By Lisa Maria Garza
KAUFMAN, Texas (Reuters) - A former justice of the peace in Kaufman County, Texas, whose home was searched as part of the probe into the killings of the local district attorney, his wife and a prosecutor, has been arrested on suspicion of threatening violence, officials said on Saturday.
Eric L. Williams, 46, was arrested on Friday on charges of making a "terroristic" threat, which generally involves a threat to commit violence, according to the Kaufman County jail website. Kaufman County is just east of the Dallas-Fort Worth area.
It was not immediately clear whether the alleged threat had any connection to the slayings, which along with the March slaying of the Colorado prisons chief raised concerns about public officials being targeted by criminal elements.
Kaufman County District Attorney Mike McLelland and his wife, Cynthia, were found shot to death on March 30 at their home near Forney, 22 miles from Dallas, two months after Assistant District Attorney Mark Hasse was gunned down execution-style. McLelland had publicly vowed to capture Hasse's killer.
The arrest of Williams marked at least the third time investigators in the case have taken a person into custody over an alleged threat, and came as Texas authorities were seeking to double an existing $200,000 reward to find the killers.
Williams has not been named as a suspect in the slayings. He lost his position as justice of the peace in Kaufman County after being convicted last year of theft, according to local media reports.

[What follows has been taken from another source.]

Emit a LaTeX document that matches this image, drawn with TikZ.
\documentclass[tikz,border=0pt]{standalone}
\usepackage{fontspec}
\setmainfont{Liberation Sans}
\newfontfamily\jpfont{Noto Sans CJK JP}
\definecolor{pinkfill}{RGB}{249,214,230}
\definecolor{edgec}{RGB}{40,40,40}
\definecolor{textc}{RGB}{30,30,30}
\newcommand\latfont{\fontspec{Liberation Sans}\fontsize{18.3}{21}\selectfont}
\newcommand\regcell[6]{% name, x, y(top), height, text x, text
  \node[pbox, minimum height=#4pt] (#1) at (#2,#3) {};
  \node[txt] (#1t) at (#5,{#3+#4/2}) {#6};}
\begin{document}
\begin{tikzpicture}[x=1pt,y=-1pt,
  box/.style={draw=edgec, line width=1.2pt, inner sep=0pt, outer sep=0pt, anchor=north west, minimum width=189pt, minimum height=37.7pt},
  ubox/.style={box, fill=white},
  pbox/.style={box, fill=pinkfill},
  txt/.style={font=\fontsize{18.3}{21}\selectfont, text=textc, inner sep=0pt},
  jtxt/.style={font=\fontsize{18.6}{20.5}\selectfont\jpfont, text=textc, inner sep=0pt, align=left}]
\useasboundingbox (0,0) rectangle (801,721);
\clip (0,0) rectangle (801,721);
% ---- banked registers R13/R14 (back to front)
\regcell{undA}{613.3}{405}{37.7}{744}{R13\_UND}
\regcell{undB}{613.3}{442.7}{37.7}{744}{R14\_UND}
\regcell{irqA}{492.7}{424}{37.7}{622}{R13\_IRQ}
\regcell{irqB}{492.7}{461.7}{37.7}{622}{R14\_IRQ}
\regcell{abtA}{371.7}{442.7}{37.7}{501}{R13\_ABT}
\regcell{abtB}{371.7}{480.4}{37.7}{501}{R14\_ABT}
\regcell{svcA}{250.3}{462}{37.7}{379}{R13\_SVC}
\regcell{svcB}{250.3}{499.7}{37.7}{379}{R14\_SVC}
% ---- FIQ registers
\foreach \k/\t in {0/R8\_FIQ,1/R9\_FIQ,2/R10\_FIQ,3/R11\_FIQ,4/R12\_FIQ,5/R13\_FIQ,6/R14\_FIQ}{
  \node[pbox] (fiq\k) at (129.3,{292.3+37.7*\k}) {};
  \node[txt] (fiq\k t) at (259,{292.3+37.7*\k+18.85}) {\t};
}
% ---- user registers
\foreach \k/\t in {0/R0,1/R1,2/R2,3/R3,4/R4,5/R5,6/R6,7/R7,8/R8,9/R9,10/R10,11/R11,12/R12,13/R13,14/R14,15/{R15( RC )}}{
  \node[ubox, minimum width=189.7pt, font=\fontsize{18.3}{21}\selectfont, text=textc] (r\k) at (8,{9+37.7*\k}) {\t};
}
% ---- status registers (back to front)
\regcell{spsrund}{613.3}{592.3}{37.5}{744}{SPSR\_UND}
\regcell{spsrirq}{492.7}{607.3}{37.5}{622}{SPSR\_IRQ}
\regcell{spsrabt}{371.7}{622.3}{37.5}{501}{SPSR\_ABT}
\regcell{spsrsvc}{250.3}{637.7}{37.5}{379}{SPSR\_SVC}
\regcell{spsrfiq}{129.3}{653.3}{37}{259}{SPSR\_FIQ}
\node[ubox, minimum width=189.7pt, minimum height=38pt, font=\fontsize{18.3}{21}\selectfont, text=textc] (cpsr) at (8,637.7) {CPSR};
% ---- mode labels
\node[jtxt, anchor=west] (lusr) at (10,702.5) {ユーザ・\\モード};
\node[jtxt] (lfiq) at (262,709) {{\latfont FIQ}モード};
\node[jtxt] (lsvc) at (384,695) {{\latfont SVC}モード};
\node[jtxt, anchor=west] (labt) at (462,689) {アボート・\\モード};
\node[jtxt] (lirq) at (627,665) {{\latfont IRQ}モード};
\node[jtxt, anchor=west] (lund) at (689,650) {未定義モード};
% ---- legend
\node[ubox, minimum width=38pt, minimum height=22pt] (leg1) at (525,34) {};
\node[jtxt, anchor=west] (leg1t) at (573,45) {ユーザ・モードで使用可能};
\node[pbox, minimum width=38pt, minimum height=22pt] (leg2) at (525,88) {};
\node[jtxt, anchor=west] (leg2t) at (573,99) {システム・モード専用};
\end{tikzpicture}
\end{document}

His attorney, David Sergi, said in a statement on Friday that his client "has cooperated with law enforcement and vigorously denies any and all allegations," according to local news station KXAS-TV, an NBC affiliate.
Sergi did not return calls on Saturday.
SEARCH WARRANT
A jail official confirmed that Williams' bail was set at $3 million in connection with the charge against him, but she could not release further details.

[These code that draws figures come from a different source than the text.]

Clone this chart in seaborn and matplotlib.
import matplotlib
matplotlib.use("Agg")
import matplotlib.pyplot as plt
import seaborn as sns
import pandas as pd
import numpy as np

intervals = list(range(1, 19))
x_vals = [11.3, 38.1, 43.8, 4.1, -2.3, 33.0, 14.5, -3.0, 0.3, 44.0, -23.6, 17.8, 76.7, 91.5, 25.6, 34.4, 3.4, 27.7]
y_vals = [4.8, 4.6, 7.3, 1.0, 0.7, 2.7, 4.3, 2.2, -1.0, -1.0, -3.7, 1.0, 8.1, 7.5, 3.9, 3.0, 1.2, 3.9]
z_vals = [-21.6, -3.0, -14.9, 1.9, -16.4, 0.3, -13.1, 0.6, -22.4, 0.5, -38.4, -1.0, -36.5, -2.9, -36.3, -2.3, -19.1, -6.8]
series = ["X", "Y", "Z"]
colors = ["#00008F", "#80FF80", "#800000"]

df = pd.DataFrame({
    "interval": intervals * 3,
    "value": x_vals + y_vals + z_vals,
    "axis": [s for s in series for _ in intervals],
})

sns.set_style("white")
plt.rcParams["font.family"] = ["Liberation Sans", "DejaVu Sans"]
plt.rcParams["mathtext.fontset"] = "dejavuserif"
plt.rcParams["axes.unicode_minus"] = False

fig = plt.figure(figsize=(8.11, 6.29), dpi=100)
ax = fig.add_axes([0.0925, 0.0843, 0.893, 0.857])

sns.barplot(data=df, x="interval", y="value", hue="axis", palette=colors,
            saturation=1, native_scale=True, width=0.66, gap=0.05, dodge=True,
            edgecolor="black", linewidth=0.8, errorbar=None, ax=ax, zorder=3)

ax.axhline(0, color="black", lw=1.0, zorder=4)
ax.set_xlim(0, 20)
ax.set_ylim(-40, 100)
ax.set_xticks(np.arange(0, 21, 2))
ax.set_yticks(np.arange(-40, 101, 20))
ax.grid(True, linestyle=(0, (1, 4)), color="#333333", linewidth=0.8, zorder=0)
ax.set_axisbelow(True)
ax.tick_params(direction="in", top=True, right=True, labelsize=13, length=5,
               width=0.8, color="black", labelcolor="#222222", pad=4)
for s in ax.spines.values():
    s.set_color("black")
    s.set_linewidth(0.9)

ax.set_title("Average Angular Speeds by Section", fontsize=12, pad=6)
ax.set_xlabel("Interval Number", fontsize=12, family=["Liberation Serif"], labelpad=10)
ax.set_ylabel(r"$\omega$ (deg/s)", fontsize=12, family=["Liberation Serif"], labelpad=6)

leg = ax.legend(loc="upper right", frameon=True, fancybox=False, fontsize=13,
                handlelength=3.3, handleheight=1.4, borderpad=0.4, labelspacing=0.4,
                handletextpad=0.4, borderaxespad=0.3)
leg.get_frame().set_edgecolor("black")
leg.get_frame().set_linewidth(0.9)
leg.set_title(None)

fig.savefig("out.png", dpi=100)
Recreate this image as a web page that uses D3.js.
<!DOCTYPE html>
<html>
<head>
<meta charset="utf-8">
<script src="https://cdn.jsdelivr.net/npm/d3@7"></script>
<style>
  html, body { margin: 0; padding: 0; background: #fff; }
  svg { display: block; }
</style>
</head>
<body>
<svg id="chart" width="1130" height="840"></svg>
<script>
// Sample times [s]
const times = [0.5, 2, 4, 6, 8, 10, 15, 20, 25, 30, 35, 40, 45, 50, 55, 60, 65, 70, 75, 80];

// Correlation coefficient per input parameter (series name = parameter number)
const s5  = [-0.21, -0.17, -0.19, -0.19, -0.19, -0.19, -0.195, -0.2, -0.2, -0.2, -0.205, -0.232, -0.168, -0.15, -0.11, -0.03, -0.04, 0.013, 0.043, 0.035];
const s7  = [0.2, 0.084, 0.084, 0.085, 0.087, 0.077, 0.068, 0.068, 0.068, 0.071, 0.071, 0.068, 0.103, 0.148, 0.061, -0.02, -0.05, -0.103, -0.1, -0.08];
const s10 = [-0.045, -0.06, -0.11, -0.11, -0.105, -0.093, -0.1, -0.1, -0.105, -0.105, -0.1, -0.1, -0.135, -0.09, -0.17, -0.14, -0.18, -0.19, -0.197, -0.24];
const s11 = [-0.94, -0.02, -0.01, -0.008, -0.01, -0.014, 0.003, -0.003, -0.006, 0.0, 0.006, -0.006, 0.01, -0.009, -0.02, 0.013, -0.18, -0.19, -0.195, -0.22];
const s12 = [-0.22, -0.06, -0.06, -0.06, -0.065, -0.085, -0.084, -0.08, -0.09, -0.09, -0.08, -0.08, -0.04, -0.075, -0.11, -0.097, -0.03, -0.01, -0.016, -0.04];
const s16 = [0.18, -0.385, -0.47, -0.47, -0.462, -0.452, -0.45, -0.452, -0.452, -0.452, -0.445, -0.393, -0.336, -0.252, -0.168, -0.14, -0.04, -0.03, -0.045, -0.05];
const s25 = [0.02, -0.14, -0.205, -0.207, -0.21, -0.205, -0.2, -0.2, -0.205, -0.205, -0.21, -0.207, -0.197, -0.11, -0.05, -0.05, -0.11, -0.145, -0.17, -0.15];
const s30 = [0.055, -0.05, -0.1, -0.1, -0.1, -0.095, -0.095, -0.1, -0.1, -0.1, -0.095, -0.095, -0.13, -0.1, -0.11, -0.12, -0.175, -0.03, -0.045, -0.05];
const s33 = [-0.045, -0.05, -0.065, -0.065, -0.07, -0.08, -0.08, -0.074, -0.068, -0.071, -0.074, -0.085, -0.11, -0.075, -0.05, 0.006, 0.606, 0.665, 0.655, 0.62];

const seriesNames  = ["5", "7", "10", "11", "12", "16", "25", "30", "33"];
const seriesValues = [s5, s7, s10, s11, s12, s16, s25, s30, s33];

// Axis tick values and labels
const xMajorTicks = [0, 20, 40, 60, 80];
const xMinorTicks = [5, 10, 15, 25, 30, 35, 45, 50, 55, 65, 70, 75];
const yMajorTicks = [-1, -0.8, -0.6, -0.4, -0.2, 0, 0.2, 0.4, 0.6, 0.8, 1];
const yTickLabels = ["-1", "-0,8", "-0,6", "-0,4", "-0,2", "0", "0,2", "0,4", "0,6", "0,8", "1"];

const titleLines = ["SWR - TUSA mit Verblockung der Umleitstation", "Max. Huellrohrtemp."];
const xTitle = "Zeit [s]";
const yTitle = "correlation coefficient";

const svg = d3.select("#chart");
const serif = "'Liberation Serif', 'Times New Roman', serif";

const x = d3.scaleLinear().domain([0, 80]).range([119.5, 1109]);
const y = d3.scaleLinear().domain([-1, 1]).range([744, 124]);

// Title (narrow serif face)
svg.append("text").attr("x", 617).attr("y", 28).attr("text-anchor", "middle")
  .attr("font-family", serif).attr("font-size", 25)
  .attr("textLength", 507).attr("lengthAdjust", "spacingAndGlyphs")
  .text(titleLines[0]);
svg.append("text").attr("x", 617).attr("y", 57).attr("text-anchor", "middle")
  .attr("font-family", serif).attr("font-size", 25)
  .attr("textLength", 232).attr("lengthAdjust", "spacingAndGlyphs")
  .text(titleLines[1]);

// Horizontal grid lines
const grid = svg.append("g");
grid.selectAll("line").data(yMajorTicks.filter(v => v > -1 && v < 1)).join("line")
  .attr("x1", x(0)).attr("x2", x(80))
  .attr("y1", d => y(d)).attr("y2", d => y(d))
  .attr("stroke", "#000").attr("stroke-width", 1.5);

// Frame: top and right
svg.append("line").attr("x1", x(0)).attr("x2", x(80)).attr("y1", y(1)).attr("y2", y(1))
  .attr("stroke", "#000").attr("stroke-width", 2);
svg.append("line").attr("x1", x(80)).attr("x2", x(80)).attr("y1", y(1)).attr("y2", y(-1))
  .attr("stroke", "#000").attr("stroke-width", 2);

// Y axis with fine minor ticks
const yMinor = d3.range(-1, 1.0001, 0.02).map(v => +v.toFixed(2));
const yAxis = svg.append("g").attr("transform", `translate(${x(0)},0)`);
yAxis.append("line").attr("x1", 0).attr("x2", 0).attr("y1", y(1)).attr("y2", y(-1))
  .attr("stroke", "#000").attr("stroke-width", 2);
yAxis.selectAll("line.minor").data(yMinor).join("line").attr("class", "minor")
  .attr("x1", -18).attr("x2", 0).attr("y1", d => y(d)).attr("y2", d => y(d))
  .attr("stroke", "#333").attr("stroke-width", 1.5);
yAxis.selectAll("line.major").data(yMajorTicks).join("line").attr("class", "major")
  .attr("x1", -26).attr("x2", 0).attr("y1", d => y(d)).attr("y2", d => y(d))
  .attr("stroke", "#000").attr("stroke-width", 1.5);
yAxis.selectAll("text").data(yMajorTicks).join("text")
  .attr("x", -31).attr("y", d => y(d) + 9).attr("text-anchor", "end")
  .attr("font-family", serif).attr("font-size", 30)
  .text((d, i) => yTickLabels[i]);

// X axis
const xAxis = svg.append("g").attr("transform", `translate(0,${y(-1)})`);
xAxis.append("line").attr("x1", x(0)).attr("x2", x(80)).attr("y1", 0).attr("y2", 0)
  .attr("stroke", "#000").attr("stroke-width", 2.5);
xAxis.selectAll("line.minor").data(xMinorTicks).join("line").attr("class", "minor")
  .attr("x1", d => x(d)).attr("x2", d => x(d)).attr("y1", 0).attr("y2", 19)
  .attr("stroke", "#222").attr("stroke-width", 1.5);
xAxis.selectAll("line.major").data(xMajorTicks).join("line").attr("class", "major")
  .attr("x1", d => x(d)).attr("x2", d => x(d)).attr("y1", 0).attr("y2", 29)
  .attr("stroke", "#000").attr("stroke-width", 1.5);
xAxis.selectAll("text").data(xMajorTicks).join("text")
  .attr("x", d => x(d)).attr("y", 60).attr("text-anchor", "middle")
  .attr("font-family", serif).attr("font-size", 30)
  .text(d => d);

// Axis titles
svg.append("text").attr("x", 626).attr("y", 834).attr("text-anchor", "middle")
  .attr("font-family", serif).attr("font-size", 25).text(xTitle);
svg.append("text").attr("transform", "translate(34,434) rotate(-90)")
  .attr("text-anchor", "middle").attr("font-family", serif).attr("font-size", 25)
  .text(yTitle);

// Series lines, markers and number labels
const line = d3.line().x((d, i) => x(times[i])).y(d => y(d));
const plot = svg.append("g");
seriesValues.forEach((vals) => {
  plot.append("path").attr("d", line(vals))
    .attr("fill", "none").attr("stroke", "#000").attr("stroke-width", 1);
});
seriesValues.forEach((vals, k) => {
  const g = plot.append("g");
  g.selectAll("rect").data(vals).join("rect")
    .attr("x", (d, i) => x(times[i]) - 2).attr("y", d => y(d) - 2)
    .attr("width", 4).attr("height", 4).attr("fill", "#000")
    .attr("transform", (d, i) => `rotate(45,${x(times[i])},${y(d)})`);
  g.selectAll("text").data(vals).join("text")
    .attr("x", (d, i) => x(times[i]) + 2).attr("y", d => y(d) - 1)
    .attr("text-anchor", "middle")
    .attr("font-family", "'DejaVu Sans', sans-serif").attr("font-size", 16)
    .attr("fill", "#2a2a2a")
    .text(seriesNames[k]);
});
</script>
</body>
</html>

Kyle Bradford, a spokesman for the Texas Department of Public Safety and the Texas Rangers, said authorities served a search warrant at Williams' home on Friday.

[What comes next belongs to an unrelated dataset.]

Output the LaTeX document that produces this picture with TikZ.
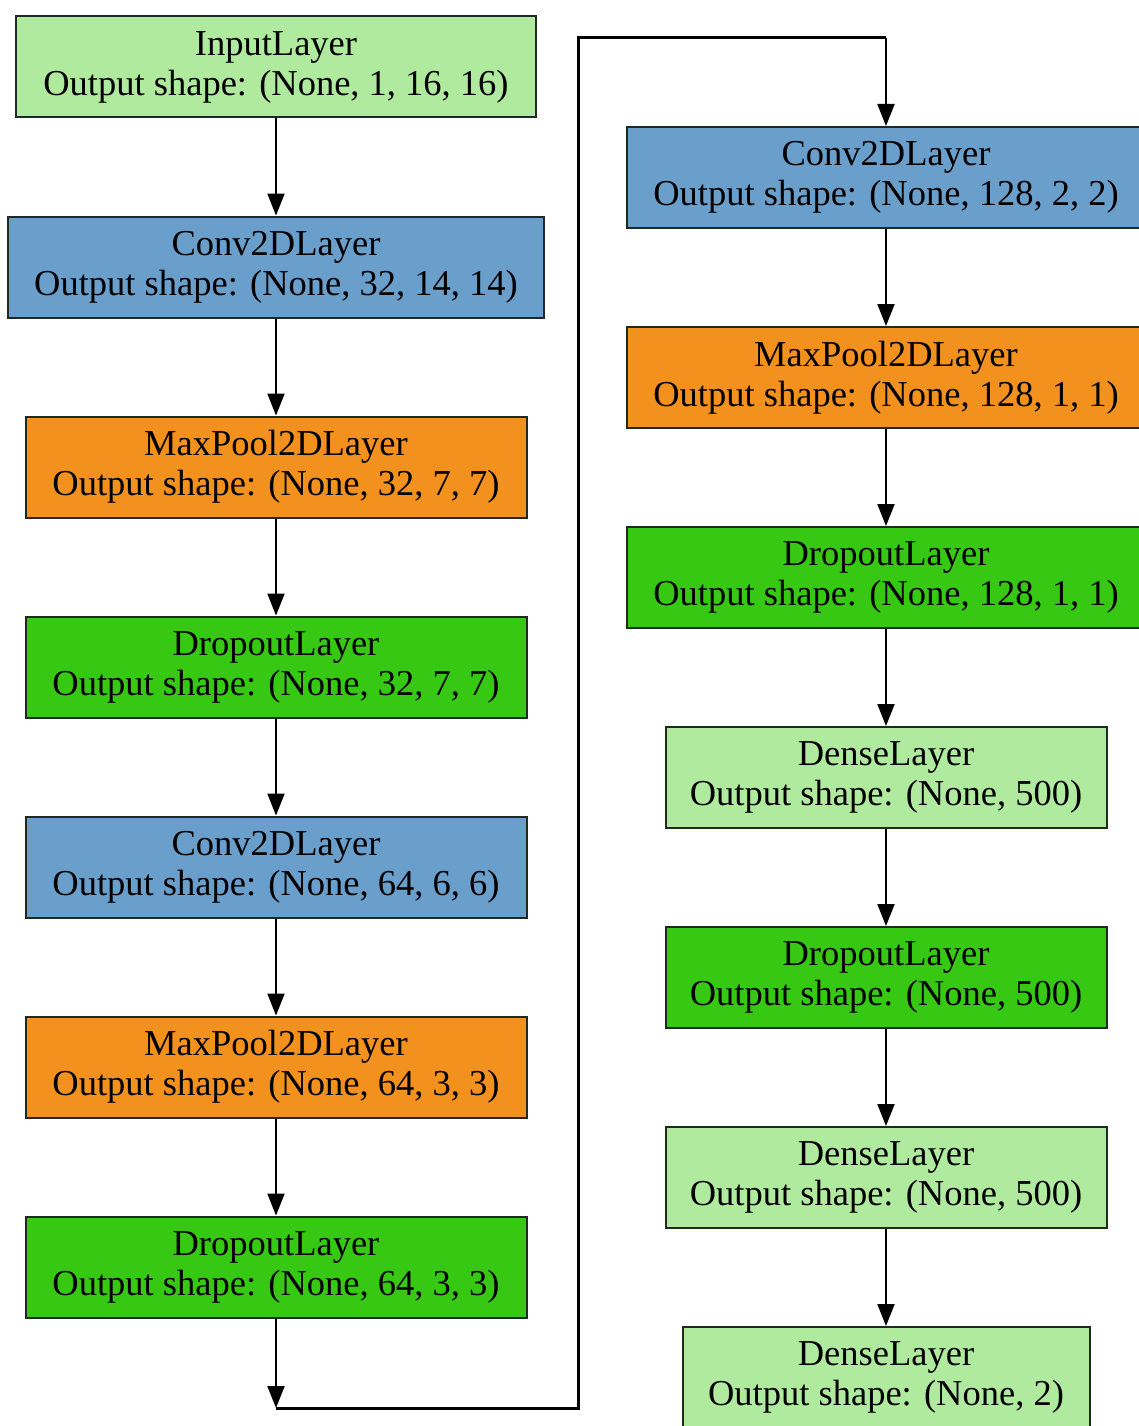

Richard Mohundro, who lives next door to Williams' house in Kaufman County, said he watched from his porch as police poured into the neighborhood on Friday afternoon. "There were cops everywhere and I thought, 'Oh my God,'" he said.
Officers were there until around midnight and took out bins filled with documents and computers, Mohundro said.
After the slayings of Hasse and the McLellands, investigators had tested Williams for gun residue and they examined his cell phone, but they did not name him as a suspect, according to the New York Times.
The theft conviction against Williams last year centered on his removal of computer monitors from a public building, according to a report on the trial from The Forney Post newspaper. Hasse prosecuted the case, according to the paper.
Police investigating the slayings previously have arrested others on a charge of making a public threat.
The Texas Rangers arrested a man on April 4 accused of using Facebook to threaten violence against an assistant district attorney. Two days earlier, authorities arrested another man suspected of making a telephone threat against a county official on a tip line set up for the case.
Kaufman County Sheriff's spokesman Lieutenant Justin Lewis, whose department is the lead investigative agency on the case, did not return calls to Reuters.